Luciana Panke - Primeiro pela hegemonia de homens que exercem essa profissão, o que faz com que o modo de agir dentro dela seja masculino.

A forma como homens e mulheres agem é distinta, e a maioria das entrevistadas afirmou que não participava de nenhuma mesa de decisão porque a política era feita dessa maneira masculina, em jantares, cafezinhos, tudo depois do expediente e não no momento do Legislativo ou do Executivo. E para elas que acumulam maternidade e funções em casa, já é difícil de acompanhar.

Quais as principais dificuldades que as mulheres que entram na política encontram?

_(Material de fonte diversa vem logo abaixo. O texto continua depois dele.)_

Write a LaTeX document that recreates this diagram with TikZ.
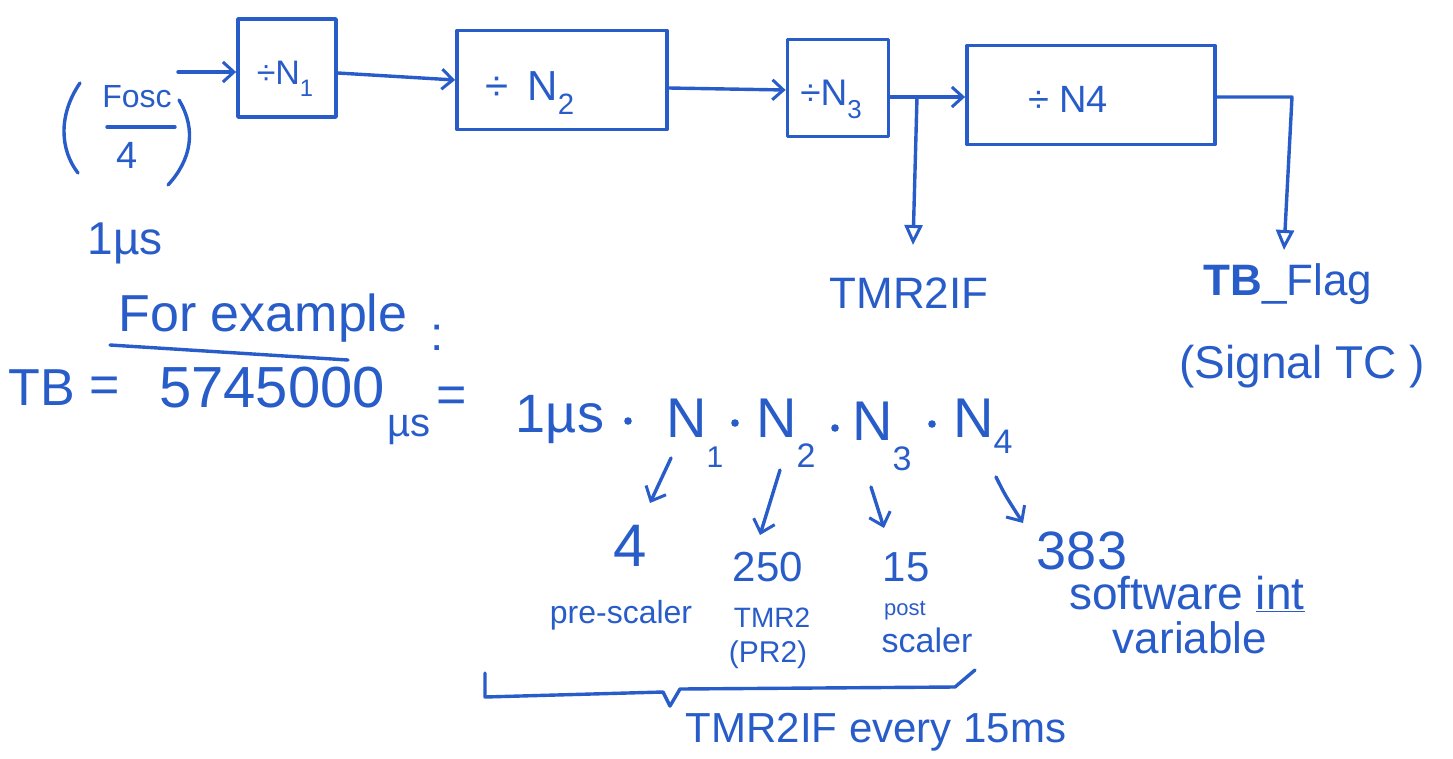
\documentclass[tikz,border=0pt]{standalone}
\usepackage{fontspec}
\usepackage{graphicx}
\setmainfont{Liberation Sans}
\usetikzlibrary{arrows.meta,calc}
\definecolor{ink}{RGB}{40,92,200}
\newcommand\fsz[1]{\fontsize{#1}{#1}\selectfont}
\newcommand\lowsub[1]{\raisebox{-0.35em}{\scalebox{0.7}{#1}}}
\newcommand\deepsub[2]{\raisebox{-0.55em}{\fsz{#1}#2}}

\begin{document}
\begin{tikzpicture}[x=1pt,y=-1pt, line cap=round, line join=round,
  every node/.style={text=ink, inner sep=0pt, anchor=center},
  box/.style={draw=ink, line width=3.8pt},
  wire/.style={draw=ink, line width=3.4pt},
  flow/.style={wire, -{Straight Barb[length=11pt,width=20pt,line width=3pt]}},
  tap/.style={wire, -{Triangle[open,length=20pt,width=18pt,line width=3pt]}},
  ptr/.style={wire, -{Straight Barb[length=12pt,width=22pt,line width=3pt]}},
]
\useasboundingbox (0,0) rectangle (1453,758);

% ---- divider chain ----
\node[box, minimum width=98, minimum height=98] (b1) at (287,68) {};
\node[box, minimum width=210, minimum height=99] (b2) at (562,80) {};
\node[box, minimum width=101, minimum height=97] (b3) at (838,88) {};
\node[box, minimum width=248, minimum height=99] (b4) at (1091,95) {};

\node[font=\fsz{34}] (l1) at (285,79) {÷N\lowsub{1}};
\node[font=\fsz{42}] (l2) at (530,93) {÷ \,N\lowsub{2}};
\node[font=\fsz{37}] (l3) at (831,99) {÷N\lowsub{3}};
\node[font=\fsz{38}] (l4) at (1068,99) {÷ N4};

% input (Fosc/4)
\node[font=\fsz{32}] (fosc) at (137,97) {Fosc};
\node[font=\fsz{38}] (four) at (127,155) {4};
\draw[wire] (107,127) -- (175,127);
\draw[wire] (80,83) .. controls (58,115) and (60,150) .. (78,173);
\draw[wire] (179,100) .. controls (197,130) and (191,160) .. (168,185);
\node[font=\fsz{46}] (onemu) at (125,243) {1µs};

\coordinate (in) at (178,72);
\draw[flow] (in) -- (in -| b1.west);
\draw[flow] ($(b1.east)+(0,5)$) -- (b2.west);
\draw[flow] ($(b2.east)+(0,8)$) -- ($(b3.west)+(0,2)$);
\coordinate (j) at (917,97);
\draw[flow] ($(b3.east)+(0,9)$) -- ($(b4.west)+(0,2)$);

% outputs
\node[font=\fsz{44}] (tmrif) at (909,293) {TMR2IF};
\coordinate (t1) at (913,245);
\draw[tap] (j) -- (t1);

\node[font=\fsz{44}] (tbf) at (1288,284) {\textbf{TB}\_Flag};
\node[font=\fsz{46}] (sig) at (1302,367) {(Signal TC )};
\coordinate (c4) at (1292,97);
\coordinate (t2) at (1284,250);
\draw[tap] (b4.east |- c4) -- (c4) -- (t2);

% ---- example ----
\node[font=\fsz{52}] (forex) at (263,318) {For example};
\draw[wire] (110,345) -- (348,360);
\node[font=\fsz{48}] (colon) at (437,338) {:};

\node[font=\fsz{52}] (tb) at (42,388) {TB};
\node[font=\fsz{52}] (eq1) at (105,390) {=};
\node[font=\fsz{58}] (num) at (272,388) {5745000};
\node[font=\fsz{40}] (mus) at (409,430) {µs};
\node[font=\fsz{52}] (eq2) at (452,400) {=};

\node[font=\fsz{54}] (one) at (560,420) {1µs};
\foreach \p/\q in {628/421,735/423,835/428,932/424}
  \fill[ink] (\p,\q) circle (3.8);
\node[font=\fsz{56}, anchor=base west] (n1) at (666,437) {N\deepsub{30}{1}};
\node[font=\fsz{56}, anchor=base west] (n2) at (756,437) {N\deepsub{34}{2}};
\node[font=\fsz{56}, anchor=base west] (n3) at (852,440) {N\deepsub{34}{3}};
\node[font=\fsz{56}, anchor=base west] (n4) at (953,437) {N\raisebox{-0.3em}{\fsz{34}4}};

\node[font=\fsz{60}] (v1) at (630,546) {4};
\node[font=\fsz{42}] (v2) at (768,567) {250};
\node[font=\fsz{42}] (v3) at (906,567) {15};
\node[font=\fsz{54}] (v4) at (1082,551) {383};

\coordinate (a1s) at (671,458); \coordinate (a1e) at (650,503);
\coordinate (a2s) at (780,470); \coordinate (a2e) at (760,535);
\coordinate (a3s) at (871,487); \coordinate (a3e) at (884,528);
\coordinate (a4s) at (996,477); \coordinate (a4e) at (1023,523);
\draw[ptr] (a1s) -- (a1e);
\draw[ptr] (a2s) -- (a2e);
\draw[ptr] (a3s) -- (a3e);
\draw[ptr] (a4s) .. controls (1005,495) .. (a4e);

\node[font=\fsz{32}] (pre) at (621,615) {pre-scaler};
\node[font=\fsz{28}] (tmr2) at (772,618) {TMR2};
\node[font=\fsz{30}] (pr2) at (768,655) {(PR2)};
\node[font=\fsz{22}] (post) at (905,611) {post};
\node[font=\fsz{34}] (scal) at (927,640) {scaler};

\node[font=\fsz{46}] (soft) at (1187,594) {software \underline{int}};
\node[font=\fsz{44}] (var) at (1190,638) {variable};

% brace
\draw[wire] (485,673) -- (485,697) -- (663,692) -- (670,706) -- (680,689) -- (955,687) -- (975,670);
\node[font=\fsz{42}] (every) at (876,732) {TMR2IF every 15ms};
\end{tikzpicture}
\end{document}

Uma é a de ser chamada de histérica por homens. "Tá nervosinha, deputada? Para que levantar o tom de voz?", dizem. Se o homem está levantando o tom de voz, está brigando, é virilidade. Agora, se a mulher faz isso, é considerada louca, desequilibrada. É uma das principais dificuldades de uma mulher que precisa se impor em qualquer sessão política.

Outra coisa é que a mulher é questionada em relação a sua capacidade e credibilidade. Por exemplo, se ela tem formação ou não. Todas as mulheres que entrevistei têm uma formação fantástica, que muitas vezes os seus pares homens não possuem. Mesmo assim, elas têm a necessidade de provar várias vezes que elas são capazes. Elas são muito mais questionadas.

E dentro dos partidos?

Mesmo internamente as mulheres encontram dificuldades. Muitos deles tem uma cota de mulheres e as colocam para organizar reunião, servir cafezinho, articular nos bastidores, mas sem participar de decisões. Também não são apoiadas com a mesma força financeira e política para se eleger. Foi uma crítica que ouvi em todos os países.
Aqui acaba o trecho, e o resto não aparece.